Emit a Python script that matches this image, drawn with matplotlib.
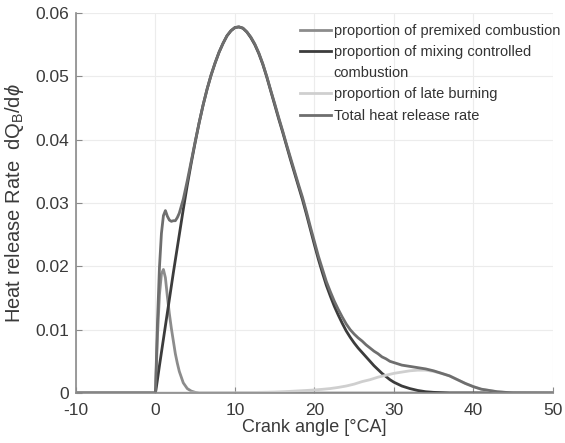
import matplotlib
matplotlib.use("Agg")
import matplotlib.pyplot as plt
from matplotlib.lines import Line2D

plt.rcParams['font.family'] = ['Liberation Sans', 'DejaVu Sans']
plt.rcParams['mathtext.fontset'] = 'custom'
plt.rcParams['mathtext.rm'] = 'Liberation Sans'
plt.rcParams['mathtext.it'] = 'Liberation Sans:italic'
plt.rcParams['axes.unicode_minus'] = False

# crank angle grids (deg CA)
x_main = [-10, 0, 0.25, 0.5, 0.75, 1, 1.25, 1.5, 1.75, 2, 2.25, 2.5, 2.75, 3,
          3.5, 4, 4.5, 5, 5.5, 6, 6.5, 7, 7.5, 8, 8.5, 9, 9.5, 10, 10.5, 11,
          11.5, 12, 12.5, 13, 13.5, 14, 14.5, 15, 15.5, 16, 16.5, 17, 17.5,
          18, 18.5, 19, 19.5, 20, 20.5, 21, 21.5, 22, 22.5, 23, 23.5, 24,
          24.5, 25, 25.5, 26, 26.5, 27, 27.5, 28, 28.5, 29, 29.5, 30, 31, 32,
          33, 34, 35, 36, 37, 38, 39, 40, 41, 42, 43, 44, 45, 50]

# mixing controlled combustion
mixing = [0, 0, 0.0021, 0.0043, 0.0064, 0.0085, 0.0106, 0.0127, 0.0148, 0.0169,
          0.0190, 0.0210, 0.0230, 0.0250, 0.0290, 0.0328, 0.0363, 0.0396,
          0.0427, 0.0455, 0.0480, 0.0502, 0.0521, 0.0538, 0.0552, 0.0564,
          0.0572, 0.0577, 0.0578, 0.0576, 0.0570, 0.0561, 0.0550, 0.0536,
          0.0519, 0.0499, 0.0477, 0.0455, 0.0433, 0.0412, 0.0390, 0.0368,
          0.0347, 0.0326, 0.0305, 0.0282, 0.0258, 0.0234, 0.0211, 0.0190,
          0.0170, 0.0153, 0.0137, 0.0123, 0.0110, 0.0098, 0.0088, 0.0079,
          0.0071, 0.0064, 0.0057, 0.0050, 0.0043, 0.0037, 0.0031, 0.0026,
          0.0021, 0.0017, 0.0011, 0.0007, 0.0004, 0.0002, 0.0001, 0.00005,
          0, 0, 0, 0, 0, 0, 0, 0, 0, 0]

# total heat release rate
total = [0, 0, 0.0111, 0.0198, 0.0252, 0.0280, 0.0288, 0.0279, 0.0273, 0.0271,
         0.0272, 0.0272, 0.0277, 0.0284, 0.0306, 0.0335, 0.0366, 0.0397,
         0.0427, 0.0455, 0.0480, 0.0502, 0.0521, 0.0538, 0.0552, 0.0564,
         0.0572, 0.0577, 0.0578, 0.0576, 0.0570, 0.0562, 0.0551, 0.0537,
         0.0520, 0.0500, 0.0478, 0.0457, 0.0435, 0.0414, 0.0392, 0.0371,
         0.0350, 0.0329, 0.0309, 0.0286, 0.0262, 0.0239, 0.0216, 0.0196,
         0.0176, 0.0160, 0.0145, 0.0132, 0.0120, 0.0109, 0.0100, 0.0093,
         0.0087, 0.0082, 0.0076, 0.0071, 0.0066, 0.0062, 0.0057, 0.0054,
         0.0050, 0.0048, 0.0044, 0.0042, 0.0040, 0.0038, 0.0035, 0.0031,
         0.0027, 0.0021, 0.0015, 0.0010, 0.0006, 0.0004, 0.0002, 0.0001,
         0.00003, 0]

# premixed combustion
x_pre = [-10, 0, 0.25, 0.5, 0.75, 1, 1.25, 1.5, 1.75, 2, 2.25, 2.5, 2.75, 3,
         3.5, 4, 4.5, 5, 5.5, 6, 50]
premixed = [0, 0, 0.0090, 0.0155, 0.0188, 0.0195, 0.0182, 0.0152, 0.0125,
            0.0102, 0.0082, 0.0062, 0.0047, 0.0034, 0.0016, 0.0007, 0.0003,
            0.0001, 0, 0, 0]

# late burning
x_late = [-10, 10, 12, 13, 14, 15, 16, 17, 18, 19, 20, 21, 22, 23, 24, 25, 26,
          27, 28, 29, 30, 31, 32, 33, 34, 35, 36, 37, 38, 39, 40, 41, 42, 43,
          44, 45, 50]
late = [0, 0, 0.00005, 0.0001, 0.00012, 0.00015, 0.0002, 0.00026, 0.00033,
        0.0004, 0.00048, 0.00058, 0.0007, 0.00088, 0.0011, 0.0014, 0.0018,
        0.0021, 0.0025, 0.0028, 0.0031, 0.0033, 0.0035, 0.0036, 0.0036,
        0.0034, 0.0031, 0.0027, 0.0021, 0.0015, 0.0010, 0.0006, 0.0004,
        0.0002, 0.0001, 0.00003, 0]

xticks = [-10, 0, 10, 20, 30, 40, 50]
yticks = [0, 0.01, 0.02, 0.03, 0.04, 0.05, 0.06]
ytick_labels = ['0', '0.01', '0.02', '0.03', '0.04', '0.05', '0.06']

fig = plt.figure(figsize=(5.65, 4.43), dpi=100)
ax = fig.add_axes([0.1345, 0.1129, 0.844, 0.8578])

lw = 2.0
l1, = ax.plot(x_pre, premixed, color='#8c8c8c', lw=lw)
l2, = ax.plot(x_main, mixing, color='#3c3c3c', lw=lw)
l3, = ax.plot(x_late, late, color='#cfcfcf', lw=lw)
l4, = ax.plot(x_main, total, color='#6e6e6e', lw=lw)

ax.set_xlim(-10, 50)
ax.set_ylim(0, 0.06)
ax.set_xticks(xticks)
ax.set_yticks(yticks)
ax.set_yticklabels(ytick_labels)
ax.grid(True, color='#ececec', lw=0.8)
ax.set_axisbelow(True)

for s in ['top', 'right']:
    ax.spines[s].set_visible(False)
for s in ['left', 'bottom']:
    ax.spines[s].set_color('#8a8a8a')
    ax.spines[s].set_linewidth(1.2)
ax.tick_params(direction='in', length=4, color='#8a8a8a', labelsize=12.5,
               labelcolor='#3a3a3a')
ax.tick_params(axis='x', pad=7)
ax.tick_params(axis='y', pad=5)

ax.set_xlabel('Crank angle [°CA]', fontsize=13, color='#3a3a3a', labelpad=1)
ax.set_ylabel(r'Heat release Rate  dQ$_\mathregular{B}$/d$\phi$', fontsize=14.5,
              color='#3a3a3a')
ax.yaxis.set_label_coords(-0.105, 0.5)

blank = Line2D([], [], color='none')
handles = [l1, l2, blank, l3, l4]
labels = ['proportion of premixed combustion',
          'proportion of mixing controlled',
          'combustion',
          'proportion of late burning',
          'Total heat release rate']
leg = ax.legend(handles, labels, loc='upper left', bbox_to_anchor=(0.470, 0.972),
                frameon=False, fontsize=10.5, handlelength=2.1, handletextpad=0.2,
                labelspacing=0.5, borderpad=0, borderaxespad=0)
for t in leg.get_texts():
    t.set_color('#333333')

fig.savefig('out.png', dpi=100)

+---+

From the first line of the listing above, repeat every line through the one holding "from matplotlib.lines import Line2D". Both ends count, and pictures stay out.

Emit a Python script that matches this image, drawn with matplotlib.
import matplotlib
matplotlib.use("Agg")
import matplotlib.pyplot as plt
from matplotlib.lines import Line2D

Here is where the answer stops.